• **GIVEN TASK**
Work through the data line by line, gathering every line that has the word "this".
— start of EXTRACTED ENTRIES —
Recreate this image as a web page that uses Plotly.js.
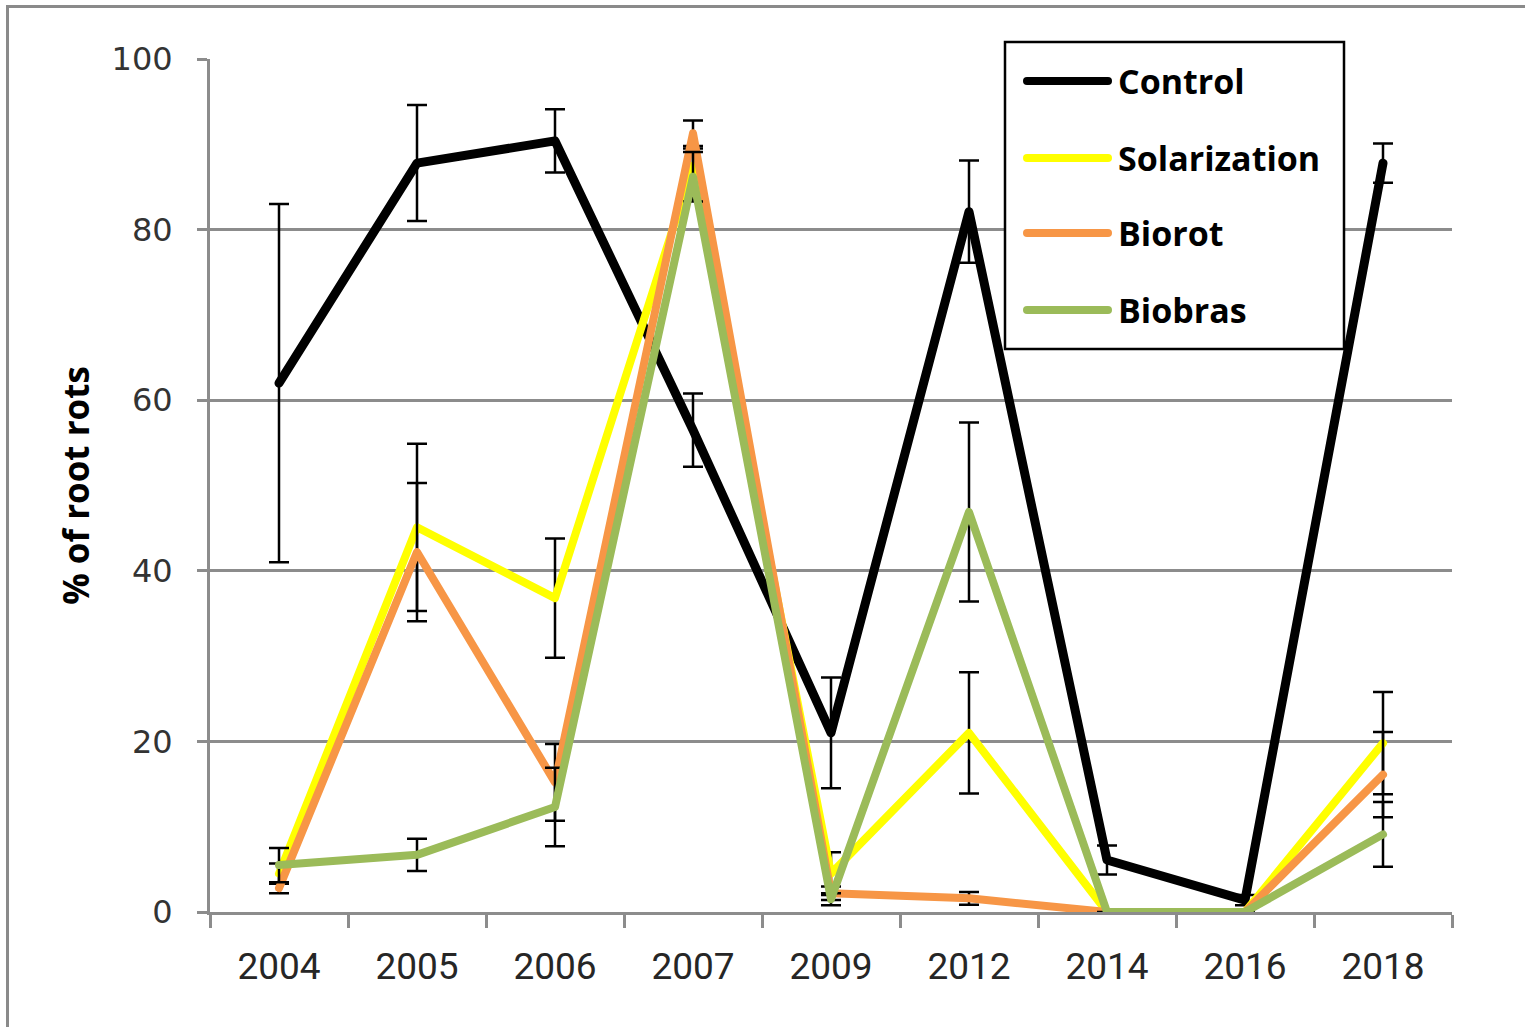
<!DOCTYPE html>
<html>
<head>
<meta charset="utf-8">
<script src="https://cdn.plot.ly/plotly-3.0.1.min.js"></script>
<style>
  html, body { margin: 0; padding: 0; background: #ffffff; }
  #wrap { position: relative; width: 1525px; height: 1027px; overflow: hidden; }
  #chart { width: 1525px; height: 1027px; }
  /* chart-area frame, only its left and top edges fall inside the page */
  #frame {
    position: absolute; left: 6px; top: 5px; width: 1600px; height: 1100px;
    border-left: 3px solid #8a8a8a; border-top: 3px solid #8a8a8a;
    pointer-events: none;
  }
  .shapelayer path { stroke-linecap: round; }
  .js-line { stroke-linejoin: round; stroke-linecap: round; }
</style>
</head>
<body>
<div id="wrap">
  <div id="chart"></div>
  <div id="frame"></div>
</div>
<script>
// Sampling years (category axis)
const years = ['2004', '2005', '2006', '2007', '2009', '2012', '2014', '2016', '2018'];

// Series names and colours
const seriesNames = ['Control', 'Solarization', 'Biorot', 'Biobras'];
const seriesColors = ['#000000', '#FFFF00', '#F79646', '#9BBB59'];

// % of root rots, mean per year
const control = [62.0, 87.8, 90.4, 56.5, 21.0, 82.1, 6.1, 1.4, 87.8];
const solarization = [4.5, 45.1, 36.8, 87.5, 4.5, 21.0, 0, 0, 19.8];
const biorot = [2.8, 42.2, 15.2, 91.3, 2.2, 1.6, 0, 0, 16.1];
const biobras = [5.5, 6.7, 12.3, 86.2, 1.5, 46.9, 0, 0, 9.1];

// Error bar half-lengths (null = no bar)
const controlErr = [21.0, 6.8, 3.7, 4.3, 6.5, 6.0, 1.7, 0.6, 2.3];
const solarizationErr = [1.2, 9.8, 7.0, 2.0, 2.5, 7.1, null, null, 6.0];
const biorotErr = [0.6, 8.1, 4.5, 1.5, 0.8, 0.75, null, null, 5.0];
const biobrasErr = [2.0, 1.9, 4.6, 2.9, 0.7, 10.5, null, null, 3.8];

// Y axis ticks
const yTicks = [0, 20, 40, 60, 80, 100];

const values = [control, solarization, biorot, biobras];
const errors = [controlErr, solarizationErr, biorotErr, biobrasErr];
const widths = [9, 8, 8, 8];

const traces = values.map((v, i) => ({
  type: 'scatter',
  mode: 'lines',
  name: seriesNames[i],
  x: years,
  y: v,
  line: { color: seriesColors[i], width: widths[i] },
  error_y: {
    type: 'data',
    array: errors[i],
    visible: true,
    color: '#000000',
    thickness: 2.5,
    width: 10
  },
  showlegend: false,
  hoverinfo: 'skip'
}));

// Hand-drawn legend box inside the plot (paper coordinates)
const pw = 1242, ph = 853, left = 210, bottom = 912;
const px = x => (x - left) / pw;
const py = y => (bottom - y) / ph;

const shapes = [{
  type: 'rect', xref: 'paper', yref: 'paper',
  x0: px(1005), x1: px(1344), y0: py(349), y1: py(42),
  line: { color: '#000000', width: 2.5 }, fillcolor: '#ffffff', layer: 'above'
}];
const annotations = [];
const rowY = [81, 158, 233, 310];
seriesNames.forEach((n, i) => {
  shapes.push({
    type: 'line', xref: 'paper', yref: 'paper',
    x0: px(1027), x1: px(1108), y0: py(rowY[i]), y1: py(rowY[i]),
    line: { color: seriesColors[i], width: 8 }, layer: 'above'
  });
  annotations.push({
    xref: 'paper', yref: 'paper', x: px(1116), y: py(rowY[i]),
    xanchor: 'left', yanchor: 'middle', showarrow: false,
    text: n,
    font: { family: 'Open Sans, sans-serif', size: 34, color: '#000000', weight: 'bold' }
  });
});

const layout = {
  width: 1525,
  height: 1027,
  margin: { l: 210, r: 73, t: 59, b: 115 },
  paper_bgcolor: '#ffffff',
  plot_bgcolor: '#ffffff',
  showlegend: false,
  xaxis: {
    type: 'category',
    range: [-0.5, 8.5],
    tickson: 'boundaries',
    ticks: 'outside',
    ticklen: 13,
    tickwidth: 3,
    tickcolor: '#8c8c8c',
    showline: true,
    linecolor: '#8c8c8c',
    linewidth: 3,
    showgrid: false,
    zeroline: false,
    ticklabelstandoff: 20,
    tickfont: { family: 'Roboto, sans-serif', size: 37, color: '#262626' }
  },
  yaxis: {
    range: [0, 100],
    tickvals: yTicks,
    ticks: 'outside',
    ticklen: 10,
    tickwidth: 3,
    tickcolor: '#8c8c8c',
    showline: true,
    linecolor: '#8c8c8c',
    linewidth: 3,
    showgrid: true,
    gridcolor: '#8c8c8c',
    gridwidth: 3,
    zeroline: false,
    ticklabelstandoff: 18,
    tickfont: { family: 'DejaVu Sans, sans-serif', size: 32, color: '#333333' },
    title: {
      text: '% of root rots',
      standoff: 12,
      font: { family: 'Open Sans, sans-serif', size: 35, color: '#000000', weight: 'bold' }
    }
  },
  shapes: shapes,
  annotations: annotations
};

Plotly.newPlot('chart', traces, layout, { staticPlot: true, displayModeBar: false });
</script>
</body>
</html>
— end of EXTRACTED ENTRIES —
— start of EXTRACTED ENTRIES —
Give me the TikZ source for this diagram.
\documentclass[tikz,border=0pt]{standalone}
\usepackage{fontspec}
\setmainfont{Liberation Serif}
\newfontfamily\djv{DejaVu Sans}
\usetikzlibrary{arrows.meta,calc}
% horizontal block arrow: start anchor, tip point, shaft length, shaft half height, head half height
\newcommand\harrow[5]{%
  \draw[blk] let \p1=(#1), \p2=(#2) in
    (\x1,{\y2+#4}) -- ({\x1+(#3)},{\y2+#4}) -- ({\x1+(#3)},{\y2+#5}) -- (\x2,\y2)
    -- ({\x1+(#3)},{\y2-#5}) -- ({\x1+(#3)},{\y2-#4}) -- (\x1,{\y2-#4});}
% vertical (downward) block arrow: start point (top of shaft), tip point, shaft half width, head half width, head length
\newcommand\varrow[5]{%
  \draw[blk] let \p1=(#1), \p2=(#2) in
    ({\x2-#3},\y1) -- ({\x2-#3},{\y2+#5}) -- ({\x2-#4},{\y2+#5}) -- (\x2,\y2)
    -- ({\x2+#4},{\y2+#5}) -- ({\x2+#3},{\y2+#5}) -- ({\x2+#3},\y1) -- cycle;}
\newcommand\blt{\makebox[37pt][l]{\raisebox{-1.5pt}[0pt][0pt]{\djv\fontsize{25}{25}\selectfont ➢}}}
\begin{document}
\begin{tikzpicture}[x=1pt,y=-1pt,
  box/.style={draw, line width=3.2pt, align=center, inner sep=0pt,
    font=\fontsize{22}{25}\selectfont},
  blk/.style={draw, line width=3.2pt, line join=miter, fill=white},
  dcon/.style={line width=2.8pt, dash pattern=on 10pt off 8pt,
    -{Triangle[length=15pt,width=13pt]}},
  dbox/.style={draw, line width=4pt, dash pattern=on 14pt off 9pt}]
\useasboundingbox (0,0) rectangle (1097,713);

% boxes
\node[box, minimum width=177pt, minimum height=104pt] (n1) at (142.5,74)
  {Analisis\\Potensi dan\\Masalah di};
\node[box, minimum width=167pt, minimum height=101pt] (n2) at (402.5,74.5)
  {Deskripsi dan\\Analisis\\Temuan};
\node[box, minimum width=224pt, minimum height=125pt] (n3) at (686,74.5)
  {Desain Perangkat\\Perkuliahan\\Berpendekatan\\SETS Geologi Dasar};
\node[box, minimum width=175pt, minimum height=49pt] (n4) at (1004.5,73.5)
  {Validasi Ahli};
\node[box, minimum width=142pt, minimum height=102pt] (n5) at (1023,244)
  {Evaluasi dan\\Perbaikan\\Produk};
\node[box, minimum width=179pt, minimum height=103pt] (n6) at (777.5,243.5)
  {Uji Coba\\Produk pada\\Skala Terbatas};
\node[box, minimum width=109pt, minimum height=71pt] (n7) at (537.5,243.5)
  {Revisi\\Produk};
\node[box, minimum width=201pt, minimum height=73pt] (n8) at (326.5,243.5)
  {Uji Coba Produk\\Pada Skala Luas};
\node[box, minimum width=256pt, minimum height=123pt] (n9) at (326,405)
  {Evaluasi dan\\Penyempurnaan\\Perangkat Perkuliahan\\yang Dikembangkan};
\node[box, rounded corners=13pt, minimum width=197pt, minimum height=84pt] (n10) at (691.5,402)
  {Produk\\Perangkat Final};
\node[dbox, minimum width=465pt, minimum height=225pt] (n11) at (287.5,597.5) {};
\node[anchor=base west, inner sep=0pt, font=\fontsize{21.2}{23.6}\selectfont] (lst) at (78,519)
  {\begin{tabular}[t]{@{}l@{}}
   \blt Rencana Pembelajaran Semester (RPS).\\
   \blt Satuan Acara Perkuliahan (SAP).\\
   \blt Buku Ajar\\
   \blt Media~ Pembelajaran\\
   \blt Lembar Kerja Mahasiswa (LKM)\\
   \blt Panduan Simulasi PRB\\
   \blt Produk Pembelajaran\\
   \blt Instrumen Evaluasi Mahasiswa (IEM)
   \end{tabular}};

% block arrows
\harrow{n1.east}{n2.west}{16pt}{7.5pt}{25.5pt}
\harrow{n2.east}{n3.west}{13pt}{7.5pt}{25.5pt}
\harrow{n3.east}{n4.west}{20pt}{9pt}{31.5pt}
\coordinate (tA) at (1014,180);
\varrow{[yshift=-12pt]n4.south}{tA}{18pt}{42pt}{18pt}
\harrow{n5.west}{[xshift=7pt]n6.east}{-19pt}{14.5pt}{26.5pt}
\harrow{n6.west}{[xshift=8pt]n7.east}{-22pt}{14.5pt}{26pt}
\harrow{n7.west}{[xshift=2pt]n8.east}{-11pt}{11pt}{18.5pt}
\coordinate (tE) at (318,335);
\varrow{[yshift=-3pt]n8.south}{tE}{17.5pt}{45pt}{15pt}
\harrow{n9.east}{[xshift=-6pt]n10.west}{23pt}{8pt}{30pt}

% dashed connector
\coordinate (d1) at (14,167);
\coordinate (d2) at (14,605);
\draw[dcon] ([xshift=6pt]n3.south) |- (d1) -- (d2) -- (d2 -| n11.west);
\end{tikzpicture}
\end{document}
— end of EXTRACTED ENTRIES —
• **COMPLETE OUTPUT**
Recreate this image as a web page that uses Plotly.js.
Give me the TikZ source for this diagram.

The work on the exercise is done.